Last night, I watched a documentary that contained some footage of Holocaust survivors ("escapees" would be more accurate, as they managed to get to Shanghai in 1939). One of them gave the old line that if Jews assimilate, it's like giving Hitler a posthumus victory.

While I'm not a fan of total assimilation, I believe this line of thought is incorrect. Hitlers anumus against the Jews was not communal, it was racial. Everyone certainly likes to point out how assimilated the German Jews were, etc., and how they got zapped anyway.

Hitler and the racial anti-semites hated Jewish DNA, not Jewish behavior. That's why they committed mass murder. So as far as I'm concerned, if the Jews were to totally assimilate, then they would intermarry with Aryan gentiles, and before too long, the entire Nordic Arylan race would be "polluted" with the Jewish genetic heritage, even if every single one of those individuals were erlicher frum goyim. Which means that, in the end, Hitler would have lost.

Thursday, July 06, 2006

The Rabbinical Assembly shoots down Toby Katz

Over a year ago, our temporary guest blogger, Ms. Toby Katz, claimed that my attempt to be a true "Conservative Apikoris" was doomed to failure:

There is only one way you can become an apikores in the Conservative Movement. Accept Jesus into your heart.

Well, Ms. Katz' attempt to diss the Conservative movement by insisting it has no standards has just been slapped down, by no less than the Committee On Jewish Law and Standards of the Rabbinical Assembly. A hat tip to Rabbi Barry Leff, who provided me to the RA's Teshuva Links, and this very relevant teshuva by Rabbi David David H. Lincoln:

May an Avowed Atheist serve as a Shaliach Tzibur?

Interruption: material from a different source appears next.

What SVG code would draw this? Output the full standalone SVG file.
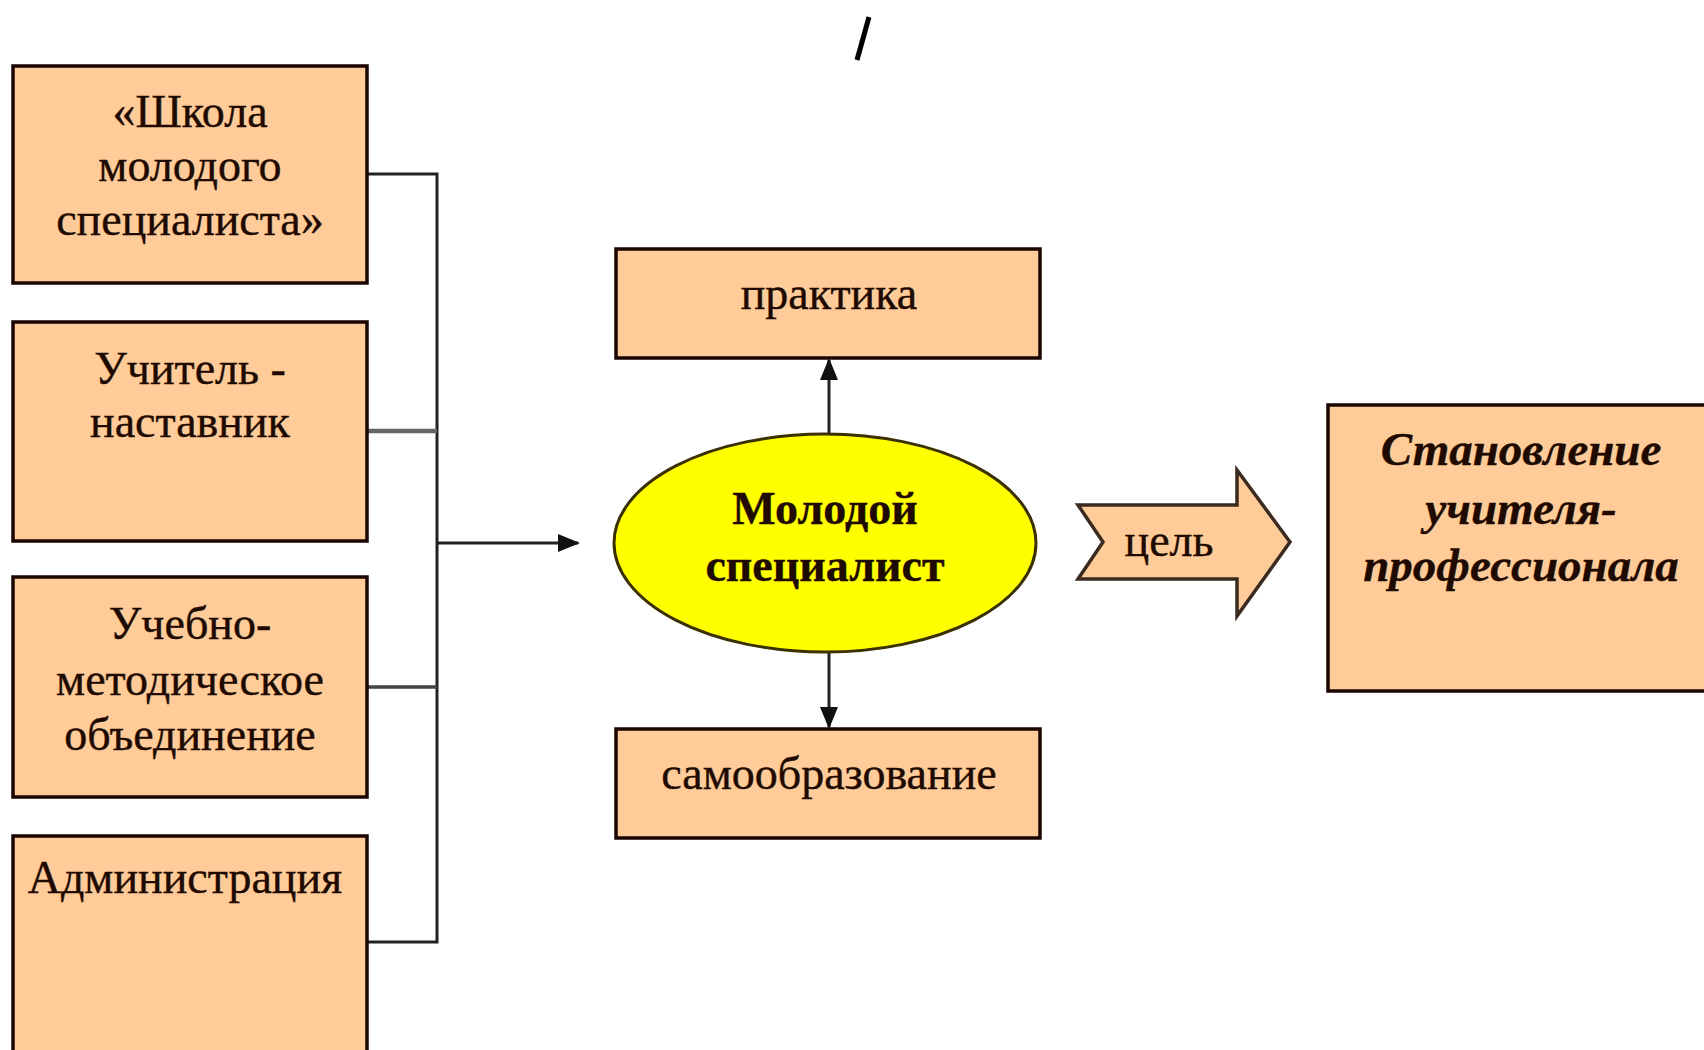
<svg xmlns="http://www.w3.org/2000/svg" width="1704" height="1050" viewBox="0 0 1704 1050">
<style>
.box{fill:#FFCC99;stroke:#1a0500;stroke-width:3.5}
.t{font-family:"Liberation Serif","Times New Roman",serif;font-size:46px;fill:#1e0a00;stroke:#1e0a00;stroke-width:0.4;text-anchor:middle}
.b{font-weight:bold}
.it{font-style:italic;font-weight:bold;font-size:47px}
.ln{fill:none;stroke:#222;stroke-width:3}
</style>
<defs>
<marker id="ah2" markerWidth="22" markerHeight="22" refX="20" refY="11" orient="auto" markerUnits="userSpaceOnUse" viewBox="0 0 22 22">
<path d="M0,2 L22,11 L0,20 z" fill="#111"/>
</marker>
</defs>
<rect width="1704" height="1050" fill="#fff"/>
<line x1="869" y1="17" x2="857" y2="60" stroke="#000" stroke-width="5"/>

<g id="connectors">
<path class="ln" d="M367,174 H437 V942 H367"/>
<path d="M367,431 H437" stroke="#666" stroke-width="4.5" fill="none"/>
<path d="M367,687 H437" stroke="#444" stroke-width="3.5" fill="none"/>
<path class="ln" d="M437,543 H578" marker-end="url(#ah2)"/>
<path class="ln" d="M829,435 V360" marker-end="url(#ah2)"/>
<path class="ln" d="M829,652 V727" marker-end="url(#ah2)"/>
</g>

<g id="n1"><rect class="box" x="13" y="66" width="354" height="217"/>
<text class="t" x="190" y="127">«Школа</text>
<text class="t" x="190" y="181">молодого</text>
<text class="t" x="190" y="235">специалиста»</text></g>

<g id="n2"><rect class="box" x="13" y="322" width="354" height="219"/>
<text class="t" x="190" y="384">Учитель -</text>
<text class="t" x="190" y="437">наставник</text></g>

<g id="n3"><rect class="box" x="13" y="577" width="354" height="220"/>
<text class="t" x="190" y="639">Учебно-</text>
<text class="t" x="190" y="695">методическое</text>
<text class="t" x="190" y="750">объединение</text></g>

<g id="n4"><rect class="box" x="13" y="836" width="354" height="230"/>
<text class="t" x="185" y="893">Администрация</text></g>

<g id="n5"><rect class="box" x="616" y="249" width="424" height="109"/>
<text class="t" x="829" y="309">практика</text></g>

<g id="n6"><ellipse cx="825" cy="543" rx="211" ry="109" fill="#FFFF00" stroke="#3a3000" stroke-width="3"/>
<text class="t b" x="825" y="524">Молодой</text>
<text class="t b" x="825" y="581">специалист</text></g>

<g id="n7"><rect class="box" x="616" y="729" width="424" height="109"/>
<text class="t" x="829" y="789">самообразование</text></g>

<g id="n8"><path d="M1078,505 H1237 V470 L1290,542 L1237,616 V579 H1078 L1103,542 Z" fill="#FFCC99" stroke="#3a2a20" stroke-width="3.5"/>
<text class="t" x="1169" y="556">цель</text></g>

<g id="n9"><rect class="box" x="1328" y="405" width="390" height="286"/>
<text class="t it" x="1521" y="465">Становление</text>
<text class="t it" x="1521" y="524">учителя-</text>
<text class="t it" x="1521" y="581">профессионала</text></g>
</svg>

The answer, not so suprisingly, is "no." Not that they insist on a mind-meld to verify belief in the Deity, which is probably just as well, as there are a lot of atheists at Conservative shuls who just keep quiet about it. Not me, though. The apikorsis I'm exploring is of a different kind.

So there, Toby! It's possible to be an apikoris in the Conservative movement without having to believe in Jesus.